**WHAT IS BEING ASKED:** In the entries below, find the lines with the word "that" and copy them.

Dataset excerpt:
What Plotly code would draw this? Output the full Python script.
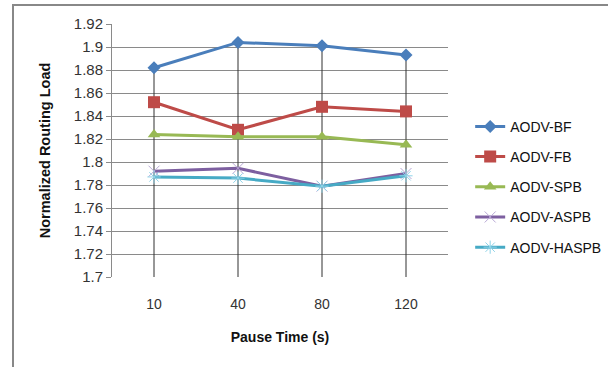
import plotly.graph_objects as go

categories = ["10", "40", "80", "120"]
series_names = ["AODV-BF", "AODV-FB", "AODV-SPB", "AODV-ASPB", "AODV-HASPB"]
bf = [1.882, 1.904, 1.901, 1.893]
fb = [1.852, 1.828, 1.848, 1.844]
spb = [1.824, 1.822, 1.822, 1.815]
aspb = [1.792, 1.7945, 1.779, 1.790]
haspb = [1.787, 1.786, 1.779, 1.788]
y_ticks = [1.7, 1.72, 1.74, 1.76, 1.78, 1.8, 1.82, 1.84, 1.86, 1.88, 1.9, 1.92]

all_series = [bf, fb, spb, aspb, haspb]
colors = ["#4A7EBB", "#BE4B48", "#98B954", "#7D5FA0", "#46AAC5"]
marker_colors = ["#4A7EBB", "#BE4B48", "#98B954", "#B9A9D6", "#8FD3E8"]
symbols = ["diamond", "square", "triangle-up", "x-thin-open", "asterisk-open"]
msizes = [10, 12, 11, 11, 11]

FONT = "Liberation Sans"
fig = go.Figure()

# drop lines from max value at each category to axis bottom
xs, ys = [], []
for i, c in enumerate(categories):
    top = max(s[i] for s in all_series)
    xs += [c, c, None]
    ys += [top, y_ticks[0], None]
fig.add_trace(go.Scatter(x=xs, y=ys, mode="lines", line=dict(color="#303030", width=1),
                         showlegend=False, hoverinfo="skip"))

for name, vals, col, mcol, sym, ms in zip(series_names, all_series, colors, marker_colors, symbols, msizes):
    if sym.endswith("open"):
        marker = dict(symbol=sym, size=ms, color=mcol, line=dict(color=mcol, width=1))
    else:
        marker = dict(symbol=sym, size=ms, color=col, line=dict(width=0))
    fig.add_trace(go.Scatter(x=categories, y=vals, mode="lines+markers", name=name,
                             legendgroup=name,
                             line=dict(color=col, width=3), marker=marker))

fig.update_layout(
    width=608, height=367,
    margin=dict(l=112, r=160, t=24, b=90, autoexpand=False),
    paper_bgcolor="white", plot_bgcolor="white",
    font=dict(family=FONT, size=13, color="#222222"),
    showlegend=True,
    legend=dict(x=1.066, y=0.657, xanchor="left", yanchor="top",
                font=dict(family=FONT, size=14, color="#111111"),
                tracegroupgap=9, traceorder="grouped", bgcolor="rgba(0,0,0,0)",
                itemwidth=30),
    xaxis=dict(type="category", range=[-0.5, 3.5], showgrid=False, showline=False,
               zeroline=False, ticks="", tickfont=dict(family=FONT, size=14, color="#333333"),
               ticklabelstandoff=17, automargin=False,
               title=dict(text="<b>Pause Time (s)</b>", font=dict(family=FONT, size=14, color="#111111"),
                          standoff=21)),
    yaxis=dict(range=[1.7, 1.92], tickvals=y_ticks, ticktext=[f"{v:g}" for v in y_ticks],
               showgrid=True, gridcolor="#8a8a8a", gridwidth=1,
               showline=True, linecolor="#8a8a8a", linewidth=1,
               ticks="outside", ticklen=5, tickcolor="#8a8a8a", automargin=False,
               zeroline=False, tickfont=dict(family=FONT, size=15, color="#333333"),
               title=dict(text="<b>Normalized Routing Load</b>", font=dict(family=FONT, size=14.5, color="#111111"),
                          standoff=19)),
)

# chart outer border
fig.add_shape(type="rect", xref="paper", yref="paper",
              x0=(13 - 112) / 336, x1=(620 - 112) / 336,
              y0=(277 - 380) / 253, y1=1 + (24 - 5) / 253,
              line=dict(color="#888888", width=2), fillcolor="rgba(0,0,0,0)", layer="below")

fig.write_html("out.html")
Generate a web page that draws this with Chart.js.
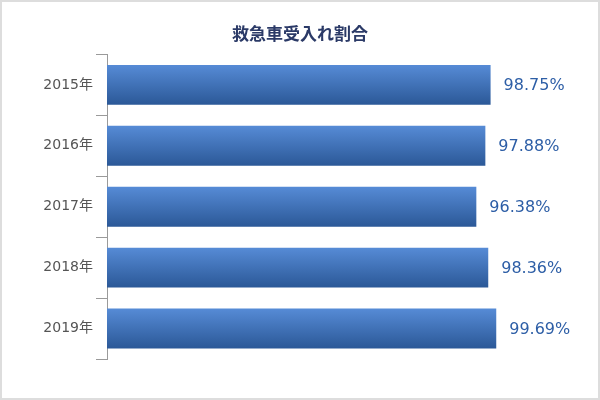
<!DOCTYPE html>
<html lang="ja">
<head>
<meta charset="utf-8">
<script src="https://cdn.jsdelivr.net/npm/chart.js@4"></script>
<style>
  html, body { margin: 0; padding: 0; background: #fff; }
  #wrap { width: 600px; height: 400px; box-sizing: border-box; border: 2px solid #dddddd; position: relative; }
  #wrap canvas { display: block; }
</style>
</head>
<body>
<div id="wrap"><canvas id="rateChart"></canvas></div>
<script>
// chart data
const years = ["2015年", "2016年", "2017年", "2018年", "2019年"];
const acceptRates = [98.75, 97.88, 96.38, 98.36, 99.69];
const chartTitle = "救急車受入れ割合";

const barShare = 0.655;

// vertical gradient for each bar, worked out from the category scale
function barFill(c) {
    const ys = c.chart.scales.y;
    if (!ys || !ys.height) return "#3f70b8";
    const mid = ys.getPixelForValue(c.dataIndex);
    const half = ys.height / years.length * barShare / 2;
    const g = c.chart.ctx.createLinearGradient(0, mid - half, 0, mid + half);
    g.addColorStop(0, "#568bd6");
    g.addColorStop(1, "#2b5897");
    return g;
}

// value labels to the right of each bar
const valueLabels = {
    id: "valueLabels",
    afterDatasetsDraw(chart) {
        const ctx = chart.ctx;
        ctx.save();
        ctx.font = "16px 'DejaVu Sans'";
        ctx.fillStyle = "#2d5ea6";
        ctx.textAlign = "left";
        ctx.textBaseline = "middle";
        chart.getDatasetMeta(0).data.forEach((bar, i) => {
            ctx.fillText(acceptRates[i].toFixed(2) + "%", bar.x + 13, bar.y + 1);
        });
        ctx.restore();
    }
};

new Chart(document.getElementById("rateChart"), {
    type: "bar",
    data: {
        labels: years,
        datasets: [{
            data: acceptRates,
            backgroundColor: barFill,
            barPercentage: barShare,
            categoryPercentage: 1
        }]
    },
    options: {
        indexAxis: "y",
        responsive: true,
        maintainAspectRatio: false,
        animation: false,
        layout: { padding: { bottom: 39 } },
        plugins: {
            legend: { display: false },
            tooltip: { enabled: false },
            title: {
                display: true,
                text: chartTitle,
                color: "#2b3a67",
                font: { family: "'Noto Sans CJK JP'", size: 17, weight: "bold" },
                padding: { top: 21, bottom: 11 }
            }
        },
        scales: {
            x: { display: false, min: 35, max: 116.6 },
            y: {
                afterFit(scale) { scale.width = 105; },
                border: { display: true, color: "#9a9a9a", width: 1 },
                grid: { offset: true, drawOnChartArea: false, drawTicks: true, tickLength: 11, color: "#9a9a9a" },
                ticks: {
                    color: "#555555",
                    padding: 3,
                    font: { family: "'DejaVu Sans', 'Noto Sans CJK JP'", size: 14 }
                }
            }
        }
    },
    plugins: [valueLabels]
});
</script>
</body>
</html>
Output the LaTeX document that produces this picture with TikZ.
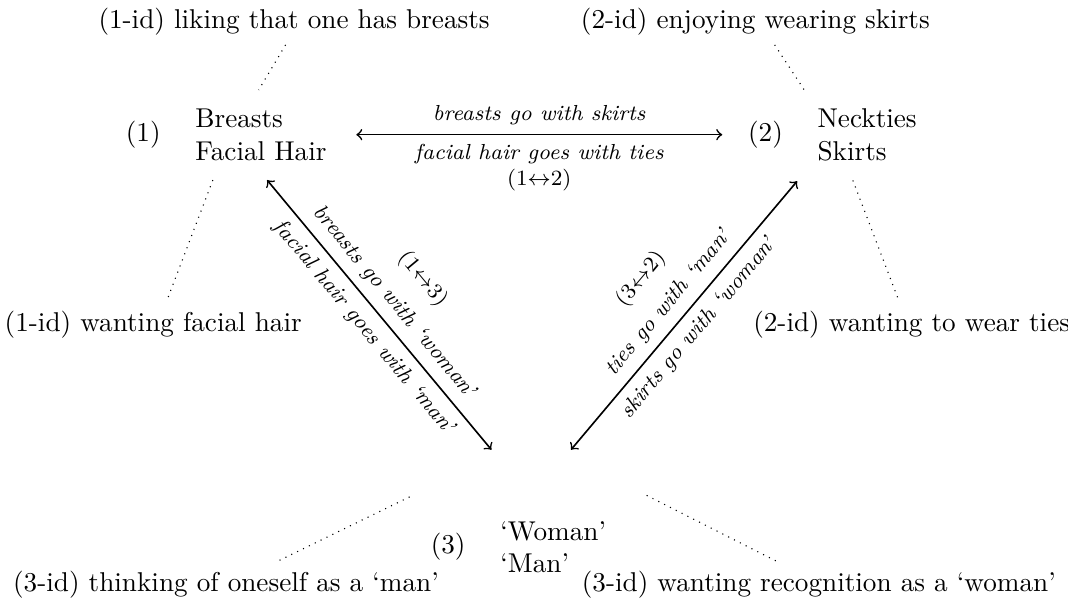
\documentclass[tikz,border=0pt]{standalone}
\usepackage{amsmath,amssymb}
\usepackage{xcolor}
\usepackage{tikz}
\usetikzlibrary{positioning}

\begin{document}
\begin{tikzpicture}[
  vert/.style={align=left,anchor=west},
  rel/.style={<->,semithick},
  idline/.style={dotted},
  lbl/.style={font=\footnotesize,sloped,align=center}
]
\useasboundingbox (0,0) rectangle (13.8,-7.78);
% the three clusters
\node[vert] (v1) at (2.40,-1.74) {Breasts\\Facial Hair};
\node[vert] (v2) at (10.44,-1.74) {Neckties\\Skirts};
\node[vert] (v3) at (6.34,-7.07) {`Woman'\\`Man'};
\node[left=0.2cm of v1] (n1) {(1)};
\node[left=0.2cm of v2] (n2) {(2)};
\node[left=0.2cm of v3] (n3) {(3)};
% identifications
\node (t1) at (3.80,-0.28) {(1-id) liking that one has breasts};
\node (t2) at (9.76,-0.28) {(2-id) enjoying wearing skirts};
\node (m1) at (1.98,-4.20) {(1-id) wanting facial hair};
\node (m2) at (11.78,-4.20) {(2-id) wanting to wear ties};
\node (b1) at (2.92,-7.56) {(3-id) thinking of oneself as a `man'};
\node (b2) at (10.58,-7.56) {(3-id) wanting recognition as a `woman'};
% associations
\draw[rel] ([xshift=0.26cm]v1.east) -- ([xshift=-0.21cm]n2.west)
  node[midway,above,lbl]{\textit{breasts go with skirts}}
  node[midway,below,lbl]{\textit{facial hair goes with ties}\\$(1{\leftrightarrow}2)$};
\draw[rel] ([shift={(0.08,-0.13)}]v1.south) -- ([shift={(0.01,0.80)}]v3.north west)
  node[midway,above,lbl]{$(1{\leftrightarrow}3)$\\[4pt]\textit{breasts go with `woman'}}
  node[midway,below,lbl]{\textit{facial hair goes with `man'}};
\draw[rel] ([shift={(0.23,0.80)}]v3.north) -- ([shift={(-0.14,-0.14)}]v2.south west)
  node[midway,above,lbl]{$(3{\leftrightarrow}2)$\\[4pt]\textit{ties go with `man'}}
  node[midway,below,lbl]{\textit{skirts go with `woman'}};
% dotted links to the id's
\draw[idline] ([xshift=-0.11cm]t1.south) -- ([shift={(-0.03,0.12)}]v1.north);
\draw[idline] ([xshift=0.25cm]t2.south) -- ([shift={(-0.05,0.12)}]v2.north west);
\draw[idline] ([shift={(0.35,-0.13)}]v1.south west) -- ([xshift=0.17cm]m1.north);
\draw[idline] ([shift={(0.58,-0.13)}]v2.south west) -- ([xshift=-0.16cm]m2.north);
\draw[idline] ([shift={(-0.15,0.35)}]n3.north west) -- ([xshift=0.65cm]b1.north);
\draw[idline] ([shift={(0.40,0.21)}]v3.north east) -- ([xshift=-0.53cm]b2.north);
\end{tikzpicture}
\end{document}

**CORRECT OUTPUT:**
Generate a web page that draws this with Chart.js.
Output the LaTeX document that produces this picture with TikZ.
\node (t1) at (3.80,-0.28) {(1-id) liking that one has breasts};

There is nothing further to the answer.